*DIRECTIONS*. All of the data should be output character for character, except the pictures.

*SUPPLIED MATERIAL*.
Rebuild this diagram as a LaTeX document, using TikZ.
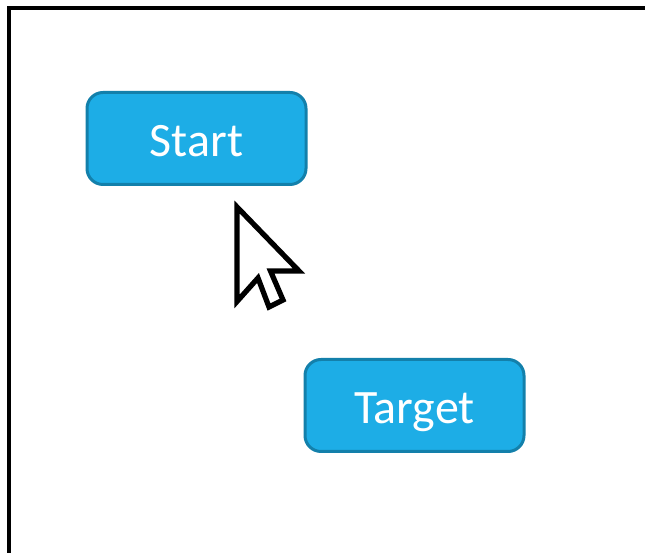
\documentclass[tikz,border=0pt]{standalone}
\usepackage{fontspec}
\setmainfont{Carlito}
\definecolor{btnfill}{HTML}{1DADE6}
\definecolor{btnline}{HTML}{1380AB}
\tikzset{
    btn/.style={rectangle, rounded corners=0.32cm, draw=btnline, fill=btnfill, line width=0.06cm, minimum width=4.38cm, minimum height=1.84cm, inner sep=0pt, text height=0.73cm, text depth=0cm, text=white, font=\fontsize{27.3}{32}\selectfont},
    frameline/.style={line width=0.075cm, draw=black},
    cursorline/.style={line width=0.105cm, draw=black, fill=white, miter limit=10}
}
\begin{document}
\begin{tikzpicture}
    \useasboundingbox (0,0) rectangle (12.9,11.06);

    % window edge
    \draw[frameline] (0.18,0) -- (0.18,10.9) -- (12.9,10.9);

    \node[btn] (start) at (3.93,8.29) {Start};

    \node[btn] (target) at (8.29,2.95) {Target};

    % mouse pointer
    \draw[cursorline] (4.74,6.92) -- (4.74,5.03) -- (5.16,5.5) -- (5.38,4.92) -- (5.66,5.06) -- (5.41,5.64) -- (5.98,5.64) -- cycle;

\end{tikzpicture}
\end{document}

*FULL RESPONSE*.
Rebuild this diagram as a LaTeX document, using TikZ.
\documentclass[tikz,border=0pt]{standalone}
\usepackage{fontspec}
\setmainfont{Carlito}
\definecolor{btnfill}{HTML}{1DADE6}
\definecolor{btnline}{HTML}{1380AB}
\tikzset{
    btn/.style={rectangle, rounded corners=0.32cm, draw=btnline, fill=btnfill, line width=0.06cm, minimum width=4.38cm, minimum height=1.84cm, inner sep=0pt, text height=0.73cm, text depth=0cm, text=white, font=\fontsize{27.3}{32}\selectfont},
    frameline/.style={line width=0.075cm, draw=black},
    cursorline/.style={line width=0.105cm, draw=black, fill=white, miter limit=10}
}
\begin{document}
\begin{tikzpicture}
    \useasboundingbox (0,0) rectangle (12.9,11.06);

    % window edge
    \draw[frameline] (0.18,0) -- (0.18,10.9) -- (12.9,10.9);

    \node[btn] (start) at (3.93,8.29) {Start};

    \node[btn] (target) at (8.29,2.95) {Target};

    % mouse pointer
    \draw[cursorline] (4.74,6.92) -- (4.74,5.03) -- (5.16,5.5) -- (5.38,4.92) -- (5.66,5.06) -- (5.41,5.64) -- (5.98,5.64) -- cycle;

\end{tikzpicture}
\end{document}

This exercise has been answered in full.